Highlights of the Natural Gas Summary and Outlook for July 1, 2016 follow. The full report is available at the link below.
Natural Gas Summary and Outlook
- Price Action: The August contract rose 29.3 cents (10.9%) to $2.987 on a 33.1 cent range.
- Price Outlook: Prices easily established a new weekly high as a gas processing issue in Mississippi and extremely warm temperature forecasts combined to support prices. Weather forecasts suggest the week ending 7/15 may be the 3rd hottest since late 1993. At the same time, a fire and explosion at a processing plant reduced Gulf of Mexico supplies. Even though prices ended near the weekly high and thus a new weekly high seems the most likely path, any moderation in temps or evidence that natural gas has lost market share to coal as a result of the new pricing differentials may limit further upside. CFTC data indicated the managed money net long position increased to the largest net long position since November 25, 2014 as the short position was significantly reduced. Total open interest fell to 3.545 million as of June 28. Aggregated CME futures open interest rose to 1.070 million as of July 1.
- Weekly Storage: US working gas storage for the week ending June 24 indicated a net injection of +37 bcf that included a 5 bcf revision that lowered working gas in the Pacific Region. Thus, the implied flow for the week was +42 bcf while total working gas inventories stand at 3,140 bcf. Current inventories rise 561 bcf (21.8%) above last year while surpassing the 5 year average by 633 bcf (25.2%)
- Storage Outlook: There was indeed a 5 bcf revision in the Pacific Region, as we expected. While working gas inventories rose +37 bcf, the weekly implied flow was +42 bcf, which is the basis for our temperature adjusted analysis.
- Supply Trends: Total supply rose +0.2 bcf/d to 74.5 bcf/d. US production, LNG imports and Mexican exports were higher. Canadian imports were unchanged. The US Baker Hughes rig count rose 10 as oil activity increased while natural gas slipped. The total US rig count now stands at 431. The Canadian rig count was unchanged at 75. Thus, the total North American rig count rose 10 to 506 and now trails last year by 495, which is down from the record 1,441 yearly deficit recorded on December 11, 2015. The higher efficiency US horizontal rig count rose 7 to 332 and falls 325 below last year.
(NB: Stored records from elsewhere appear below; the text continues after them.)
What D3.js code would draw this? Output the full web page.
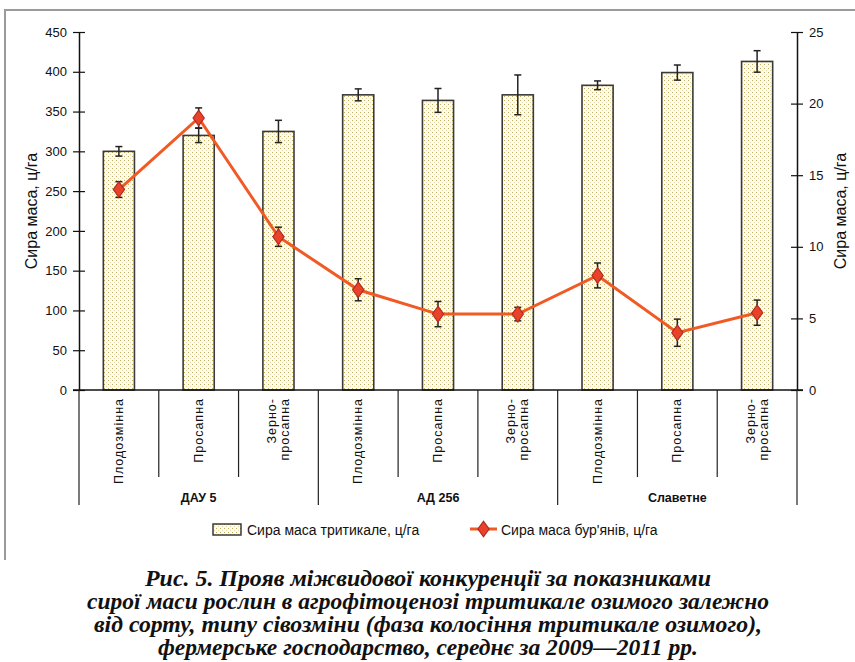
<!DOCTYPE html>
<html>
<head>
<meta charset="utf-8">
<script src="https://cdn.jsdelivr.net/npm/d3@7"></script>
<style>
  body { margin: 0; background: #fff; }
  svg { display: block; }
</style>
</head>
<body>
<div id="chart"></div>
<script>
// Дані
const groups = ['ДАУ 5', 'АД 256', 'Славетне'];
const rotations = [['Плодозмінна'], ['Просапна'], ['Зерно-', 'просапна']];
const triticale = [300, 320, 325, 371, 364, 371, 383, 399, 413];
const triticaleErr = [6, 9, 14, 7.5, 15, 25, 5.5, 9.5, 13.5];
const weeds = [14.0, 19.0, 10.7, 7.0, 5.3, 5.3, 8.0, 4.0, 5.4];
const weedsErr = [0.55, 0.7, 0.67, 0.77, 0.88, 0.47, 0.87, 0.95, 0.88];
const leftTicks = [0, 50, 100, 150, 200, 250, 300, 350, 400, 450];
const rightTicks = [0, 5, 10, 15, 20, 25];
const captionLines = [
  'Рис. 5. Прояв міжвидової конкуренції за показниками',
  'сирої маси рослин в агрофітоценозі тритикале озимого залежно',
  'від сорту, типу сівозміни (фаза колосіння тритикале озимого),',
  'фермерське господарство, середнє за 2009—2011 рр.'
];

const W = 855, H = 662;
const plot = { left: 79, right: 797, top: 32, bottom: 390 };

const svg = d3.select('#chart').append('svg')
  .attr('width', W)
  .attr('height', H);

// візерунок для стовпчиків
const defs = svg.append('defs');
const pat = defs.append('pattern')
  .attr('id', 'dots')
  .attr('patternUnits', 'userSpaceOnUse')
  .attr('width', 4)
  .attr('height', 4);
pat.append('rect').attr('width', 4).attr('height', 4).attr('fill', '#fdfbf2');
pat.append('rect').attr('x', 0).attr('y', 0).attr('width', 1).attr('height', 1).attr('fill', '#c2ad5c');
pat.append('rect').attr('x', 2).attr('y', 2).attr('width', 1).attr('height', 1).attr('fill', '#e3d9a6');

// рамка (верх і лівий край)
svg.append('path')
  .attr('d', 'M5,560V10H860')
  .attr('fill', 'none')
  .attr('stroke', '#9a9a9a')
  .attr('stroke-width', 2);

const cats = d3.range(triticale.length);
const x = d3.scaleBand()
  .domain(cats)
  .range([plot.left, plot.right]);

const yL = d3.scaleLinear().domain([0, 450]).range([plot.bottom, plot.top]);
const yR = d3.scaleLinear().domain([0, 25]).range([plot.bottom, plot.top]);

const barW = x.bandwidth() * 0.39;
const cx = i => x(i) + x.bandwidth() / 2;

// стовпчики
svg.append('g').selectAll('rect')
  .data(triticale)
  .enter()
  .append('rect')
  .attr('x', (d, i) => cx(i) - barW / 2)
  .attr('y', d => yL(d))
  .attr('width', barW)
  .attr('height', d => yL(0) - yL(d))
  .attr('fill', 'url(#dots)')
  .attr('stroke', '#3a3a3a')
  .attr('stroke-width', 1.6);

// похибки
function errorBars(values, errs, scale) {
  const g = svg.append('g').attr('stroke', '#222').attr('stroke-width', 1.5);
  values.forEach((v, i) => {
    const x0 = cx(i);
    const y1 = scale(v + errs[i]), y2 = scale(v - errs[i]);
    g.append('line').attr('x1', x0).attr('x2', x0).attr('y1', y1).attr('y2', y2);
    g.append('line').attr('x1', x0 - 3.5).attr('x2', x0 + 3.5).attr('y1', y1).attr('y2', y1);
    g.append('line').attr('x1', x0 - 3.5).attr('x2', x0 + 3.5).attr('y1', y2).attr('y2', y2);
  });
}
errorBars(triticale, triticaleErr, yL);

// лінія бур'янів
const line = d3.line()
  .x((d, i) => cx(i))
  .y(d => yR(d));

svg.append('path')
  .datum(weeds)
  .attr('d', line)
  .attr('fill', 'none')
  .attr('stroke', '#f15a24')
  .attr('stroke-width', 3);

errorBars(weeds, weedsErr, yR);

const diamond = d3.symbol().type(d3.symbolDiamond).size(70);
svg.append('g').selectAll('path')
  .data(weeds)
  .enter()
  .append('path')
  .attr('d', diamond)
  .attr('transform', (d, i) => `translate(${cx(i)},${yR(d)}) scale(1.25,1)`)
  .attr('fill', '#e8432a')
  .attr('stroke', '#b52a1f')
  .attr('stroke-width', 1);

// осі
const tickFont = 'Liberation Sans, Arial, sans-serif';
const axL = svg.append('g')
  .attr('transform', `translate(${plot.left},0)`)
  .call(d3.axisLeft(yL).tickValues(leftTicks).tickSize(0).tickPadding(12));
axL.select('.domain').attr('stroke', '#111').attr('stroke-width', 1.5);
axL.selectAll('.tick text').attr('font-family', tickFont).attr('font-size', 13).attr('fill', '#111');
axL.selectAll('.tick').append('line')
  .attr('x1', -6).attr('x2', 6).attr('stroke', '#111').attr('stroke-width', 1.2);

const axR = svg.append('g')
  .attr('transform', `translate(${plot.right},0)`)
  .call(d3.axisRight(yR).tickValues(rightTicks).tickSize(0).tickPadding(12));
axR.select('.domain').attr('stroke', '#111').attr('stroke-width', 1.5);
axR.selectAll('.tick text').attr('font-family', tickFont).attr('font-size', 13).attr('fill', '#111');
axR.selectAll('.tick').append('line')
  .attr('x1', -6).attr('x2', 6).attr('stroke', '#111').attr('stroke-width', 1.2);

// вісь X
svg.append('line')
  .attr('x1', plot.left - 6).attr('x2', plot.right + 6)
  .attr('y1', plot.bottom).attr('y2', plot.bottom)
  .attr('stroke', '#111').attr('stroke-width', 1.5);

const sep = svg.append('g').attr('stroke', '#222').attr('stroke-width', 1.2);
d3.range(triticale.length + 1).forEach(k => {
  const xx = k < triticale.length ? x(k) : plot.right;
  const isGroup = k % 3 === 0;
  sep.append('line')
    .attr('x1', xx).attr('x2', xx)
    .attr('y1', plot.bottom).attr('y2', isGroup ? 505 : 477);
});

// підписи категорій
cats.forEach(i => {
  const lines = rotations[i % 3];
  const t = svg.append('text')
    .attr('transform', `translate(${cx(i)},398) rotate(-90)`)
    .attr('text-anchor', 'end')
    .attr('font-family', tickFont)
    .attr('font-size', 12.5)
    .attr('letter-spacing', 1)
    .attr('fill', '#111');
  lines.forEach((s, j) => {
    t.append('tspan')
      .attr('x', 0)
      .attr('y', (j - (lines.length - 1) / 2) * 13 + 4)
      .text(s);
  });
});

groups.forEach((g, k) => {
  svg.append('text')
    .attr('x', (x(k * 3) + (k < 2 ? x(k * 3 + 3) : plot.right)) / 2)
    .attr('y', 502)
    .attr('text-anchor', 'middle')
    .attr('font-family', tickFont)
    .attr('font-weight', 'bold')
    .attr('font-size', 12.5)
    .attr('fill', '#111')
    .text(g);
});

// назви осей
svg.append('text')
  .attr('transform', `translate(37,${(plot.top + plot.bottom) / 2}) rotate(-90)`)
  .attr('text-anchor', 'middle')
  .attr('font-family', tickFont)
  .attr('font-size', 16)
  .attr('fill', '#111')
  .text('Сира маса, ц/га');

svg.append('text')
  .attr('transform', `translate(846,${(plot.top + plot.bottom) / 2}) rotate(-90)`)
  .attr('text-anchor', 'middle')
  .attr('font-family', tickFont)
  .attr('font-size', 16)
  .attr('fill', '#111')
  .text('Сира маса, ц/га');

// легенда
const leg = svg.append('g');
leg.append('rect')
  .attr('x', 213).attr('y', 524).attr('width', 28).attr('height', 11)
  .attr('fill', 'url(#dots)').attr('stroke', '#3a3a3a').attr('stroke-width', 1.5);
leg.append('text')
  .attr('x', 247).attr('y', 535)
  .attr('font-family', tickFont).attr('font-size', 14).attr('fill', '#111')
  .text('Сира маса тритикале, ц/га');
leg.append('line')
  .attr('x1', 470).attr('x2', 497).attr('y1', 529).attr('y2', 529)
  .attr('stroke', '#f15a24').attr('stroke-width', 3);
leg.append('path')
  .attr('d', diamond)
  .attr('transform', 'translate(483.5,529) scale(1.25,1)')
  .attr('fill', '#e8432a').attr('stroke', '#b52a1f').attr('stroke-width', 1);
leg.append('text')
  .attr('x', 501).attr('y', 535)
  .attr('font-family', tickFont).attr('font-size', 14).attr('fill', '#111')
  .text("Сира маса бур'янів, ц/га");

// підпис рисунка
const capWidths = [566, 682, 668, 540];
captionLines.forEach((s, i) => {
  svg.append('text')
    .attr('x', 428)
    .attr('y', 586 + i * 23)
    .attr('text-anchor', 'middle')
    .attr('font-family', 'Liberation Serif, DejaVu Serif, serif')
    .attr('font-style', 'italic')
    .attr('font-weight', 'bold')
    .attr('font-size', 23)
    .attr('textLength', capWidths[i])
    .attr('lengthAdjust', 'spacingAndGlyphs')
    .attr('fill', '#111')
    .text(s);
});
</script>
</body>
</html>
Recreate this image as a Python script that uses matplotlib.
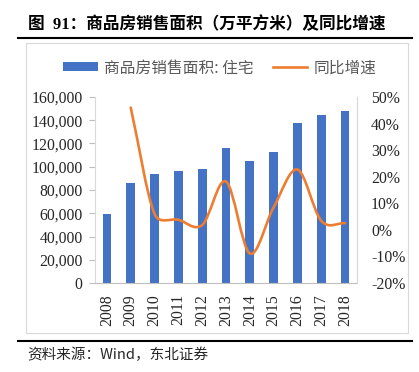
import matplotlib
matplotlib.use("Agg")
import matplotlib.pyplot as plt
import numpy as np
from matplotlib.path import Path
from matplotlib.patches import PathPatch, Rectangle
from matplotlib.lines import Line2D
from matplotlib.patches import Patch

years = ["2008", "2009", "2010", "2011", "2012", "2013", "2014", "2015", "2016", "2017", "2018"]
area = [59280, 86185, 93377, 96528, 98468, 115723, 105188, 112406, 137540, 144789, 147929]
growth_years = ["2009", "2010", "2011", "2012", "2013", "2014", "2015", "2016", "2017", "2018"]
growth = [46.0, 6.0, 3.8, 1.8, 18.2, -8.9, 8.5, 22.7, 3.4, 2.5]

left_ticks = [0, 20000, 40000, 60000, 80000, 100000, 120000, 140000, 160000]
right_ticks = [-20, -10, 0, 10, 20, 30, 40, 50]

title = "图  91：商品房销售面积（万平方米）及同比增速"
legend_bar = "商品房销售面积: 住宅"
legend_line = "同比增速"
source = "资料来源：Wind，东北证券"

BLUE = "#4472C4"
ORANGE = "#ED7D31"
TXT = "#262626"
serif_cjk = ["Liberation Serif", "Noto Sans CJK SC"]
cjk = ["Noto Sans CJK SC", "Liberation Serif"]

W, H = 419, 372
fig = plt.figure(figsize=(W / 100, H / 100), dpi=100)

def fx(px):
    return px / W

def fy(py):
    return 1 - py / H

# frame of chart
fig.patches.append(Rectangle((fx(26), fy(333)), fx(408) - fx(26), fy(43) - fy(333),
                             transform=fig.transFigure, fill=False, edgecolor="#D9D9D9", lw=0.8))
# title and rules
fig.text(fx(28), fy(25), title, fontsize=12, fontweight="bold", family=serif_cjk,
         ha="left", va="center", color="black")
fig.add_artist(Line2D([fx(18), fx(412)], [fy(38), fy(38)], color="black", lw=1.5,
                      transform=fig.transFigure))
fig.add_artist(Line2D([fx(18), fx(412)], [fy(341), fy(341)], color="black", lw=1.5,
                      transform=fig.transFigure))
fig.text(fx(27), fy(355), source, fontsize=10.5, family=cjk, ha="left", va="center", color=TXT)

ax = fig.add_axes([fx(95), fy(283), fx(357) - fx(95), fy(97) - fy(283)])
x = np.arange(len(years))
ax.bar(x, area, width=0.37, color=BLUE, zorder=2)
ax.set_xlim(-0.5, len(years) - 0.5)
ax.set_ylim(0, 160000)
ax.set_yticks(left_ticks)
ax.set_yticklabels([f"{v:,}" for v in left_ticks], family="Liberation Serif", fontsize=11.3, color=TXT)
ax.set_xticks(x)
ax.set_xticklabels(years, rotation=90, family="Liberation Serif", fontsize=11.3, color=TXT)
ax.tick_params(axis="x", length=0, pad=8)
ax.tick_params(axis="y", length=4, color="#BFBFBF", pad=5)
ax.spines["top"].set_visible(False)
for s in ("left", "right"):
    ax.spines[s].set_color("#D9D9D9")
ax.spines["bottom"].set_color("#BFBFBF")

ax2 = ax.twinx()
ax2.set_ylim(-20, 50)
ax2.set_yticks(right_ticks)
ax2.set_yticklabels([f"{v}%" for v in right_ticks], family="Liberation Serif", fontsize=11.3, color=TXT)
ax2.tick_params(axis="y", length=0, pad=10)
ax2.spines["top"].set_visible(False)
ax2.spines["right"].set_color("#D9D9D9")
ax2.spines["left"].set_visible(False)
ax2.spines["bottom"].set_visible(False)

# smoothed line (Excel-style Bezier, computed in display space) through growth points
gx = np.array([years.index(y) for y in growth_years], dtype=float)
gy = np.array(growth, dtype=float)
T = ax2.transData
pts = T.transform(np.column_stack([gx, gy]))
n = len(pts)


def leg(a, b, seg, f=1 / 6):
    v = (b - a) * f
    L = np.hypot(*v)
    lim = seg / 2
    if L > lim and L > 0:
        v = v * lim / L
    return v


verts = [pts[0]]
codes = [Path.MOVETO]
for i in range(n - 1):
    p1 = pts[i]
    p2 = pts[i + 1]
    seg = np.hypot(*(p2 - p1))
    if i > 0:
        c1 = p1 + leg(pts[i - 1], p2, seg)
    else:
        c1 = p1 + (p2 - p1) / 3
    if i + 2 < n:
        c2 = p2 - leg(p1, pts[i + 2], seg)
    else:
        c2 = p2 - (p2 - p1) / 3
    verts += [c1, c2, p2]
    codes += [Path.CURVE4] * 3
verts = T.inverted().transform(np.array(verts))
ax2.add_patch(PathPatch(Path(verts, codes), facecolor="none", edgecolor=ORANGE, lw=1.9,
                        capstyle="round", joinstyle="round", zorder=3))

# legend
handles = [Patch(facecolor=BLUE, edgecolor="none"), Line2D([0], [0], color=ORANGE, lw=1.9)]
lg = fig.legend(handles, [legend_bar, legend_line], loc="center",
                bbox_to_anchor=(fx(220), fy(68)), ncol=2, frameon=False,
                prop={"family": cjk, "size": 11.3}, handlelength=2.2, handleheight=0.5,
                columnspacing=1.2, handletextpad=0.4)
for t in lg.get_texts():
    t.set_color("#595959")

fig.savefig("out.png", dpi=100)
The EIA monthly report revealed a larger than expected drop in April production.
- Demand Trends: Total demand rose +1.5 bcf/d to 65.6 bcf/d. Power and R&C demand rose while industrial fell. Electricity demand rose 3,665 gigawatt-hrs to 88,590 which exceeds last year by 1,464 (1.7%) and the 5 year average by 2,750 (3.2%). The EIA monthly report revealed a record April demand level as was the case in much of 2015. This underlying demand strength is bullish on a longer term basis.
- Other Factors: Nuclear generation fell 1,246 MW in the reference week to 90,050 MW. This is 3,696 MW lower than last year and 2,773 MW lower than the 5 year average. Recent output is near 92,500 MW.